A random variable is defined by the set of possible values it can take and the probability associated with each value. In our exercise, the random variables are represented by the sum of the dice, the difference of dice rolls, and the largest number showing. Assigning a random variable, like 'x' for sum or 'y' for difference, allows us to communicate and manipulate these outcomes mathematically.

The sum of two dice rolls is a classic probability exercise. When two dice are rolled, the smallest sum we can get is 2 (both dice show a 1) and the largest sum is 12 (both dice show a 6). The range of possible sums is therefore from 2 to 12.

However, not all sums have the same probability of occurring. For example, there is only one way to roll a 2 (1+1), but there are multiple ways to roll a 7 (1+6, 2+5, 3+4, 4+3, 5+2, 6+1). Understanding the distribution of these outcomes is key to grasping the probabilities of rolling certain sums.

When discussing the difference of dice rolls, we're interested in the absolute difference between the numbers showing on the red die and the white die. Since the dice are fair and have values from 1 to 6, the differences range from 0 (when both dice show the same number) to 5 (when one die shows a 6 and the other a 1, for instance).

The calculation of the difference ignores which die is higher or lower, considering only the magnitude of the difference.
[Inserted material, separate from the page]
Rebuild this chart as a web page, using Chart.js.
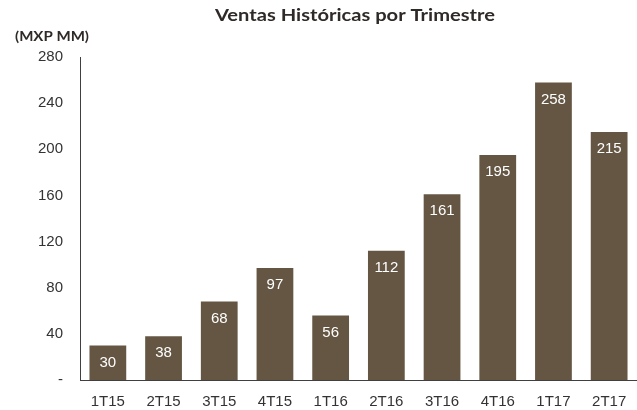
<!DOCTYPE html>
<html>
<head>
<meta charset="utf-8">
<script src="https://cdn.jsdelivr.net/npm/chart.js@4"></script>
<style>
html,body{margin:0;padding:0;background:#fff;}
#wrap{width:637px;height:410px;position:relative;}
</style>
</head>
<body>
<div id="wrap"><canvas id="c" width="637" height="410"></canvas></div>
<script>
const categories = ['1T15','2T15','3T15','4T15','1T16','2T16','3T16','4T16','1T17','2T17'];
const ventas = [30, 38, 68, 97, 56, 112, 161, 195, 258, 215];
const yTicks = [0, 40, 80, 120, 160, 200, 240, 280];
const titleText = 'Ventas Históricas por Trimestre';
const unitText = '(MXP MM)';

function drawFitted(ctx, text, font, x, y, targetW) {
  ctx.save();
  ctx.font = font;
  const w = ctx.measureText(text).width;
  ctx.translate(x, y);
  ctx.scale(targetW / w, 1);
  ctx.textAlign = 'left';
  ctx.textBaseline = 'middle';
  ctx.fillText(text, 0, 0);
  ctx.restore();
}

const labelsPlugin = {
  id: 'labelsPlugin',
  afterDatasetsDraw(chart) {
    const ctx = chart.ctx;
    const meta = chart.getDatasetMeta(0);
    ctx.save();
    ctx.fillStyle = '#ffffff';
    ctx.font = '15px "Liberation Sans", Arial, sans-serif';
    ctx.textAlign = 'center';
    ctx.textBaseline = 'middle';
    meta.data.forEach((bar, i) => {
      ctx.fillText(String(ventas[i]), bar.x, bar.y + 17);
    });
    ctx.restore();
  },
  afterDraw(chart) {
    const ctx = chart.ctx;
    ctx.save();
    ctx.fillStyle = '#2f2a27';
    drawFitted(ctx, titleText, 'bold 17px "Lato", sans-serif', 215, 16, 280);
    drawFitted(ctx, unitText, 'bold 14px "Lato", sans-serif', 15, 36.5, 74);
    ctx.restore();
  }
};

new Chart(document.getElementById('c'), {
  type: 'bar',
  data: {
    labels: categories,
    datasets: [{
      data: ventas,
      backgroundColor: '#645643',
      borderWidth: 0,
      categoryPercentage: 1,
      barPercentage: 0.66
    }]
  },
  options: {
    responsive: false,
    animation: false,
    events: [],
    layout: { padding: { top: 57, right: 0, left: 0, bottom: 0 } },
    plugins: { legend: { display: false }, tooltip: { enabled: false }, title: { display: false } },
    scales: {
      x: {
        grid: { display: false },
        border: { display: true, color: '#404040', width: 1 },
        ticks: { color: '#333333', font: { family: '"Liberation Sans", Arial, sans-serif', size: 15 }, padding: 5, maxRotation: 0 },
        afterFit(s) { s.height = 30; }
      },
      y: {
        min: 0, max: 280,
        afterBuildTicks(s) { s.ticks = yTicks.map(v => ({ value: v })); },
        grid: { display: false },
        border: { display: true, color: '#404040', width: 1 },
        ticks: {
          color: '#333333',
          font: { family: '"Liberation Sans", Arial, sans-serif', size: 15 },
          padding: 9,
          callback: v => v === 0 ? '-' : String(v)
        },
        afterFit(s) { s.width = 80; }
      }
    }
  },
  plugins: [labelsPlugin]
});
</script>
</body>
</html>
For every pair of dice rolls, the difference can be quickly found, and its possible values enumerated. Unlike sums, all differences have the same chance of appearing because each difference can only happen in two ways (e.g., a difference of 2 can occur with a roll of 3 on the red die and a roll of 1 on the white die or vice versa).

Determining the largest number showing on either die after a roll is another interesting variable that can be derived from a pair of six-sided dice. This value is simply the higher of the two numbers that are rolled. The possible outcomes are 1 through 6.

The chances of rolling any specific largest number are not uniform, as rolling a 6 as the largest number can happen in more scenarios (any roll where at least one die is a 6) compared to rolling a 1 (which can only happen when both dice show 1). This concept demonstrates how the frequency of possible outcomes can provide insight into the likelihood of each result when we roll two dice.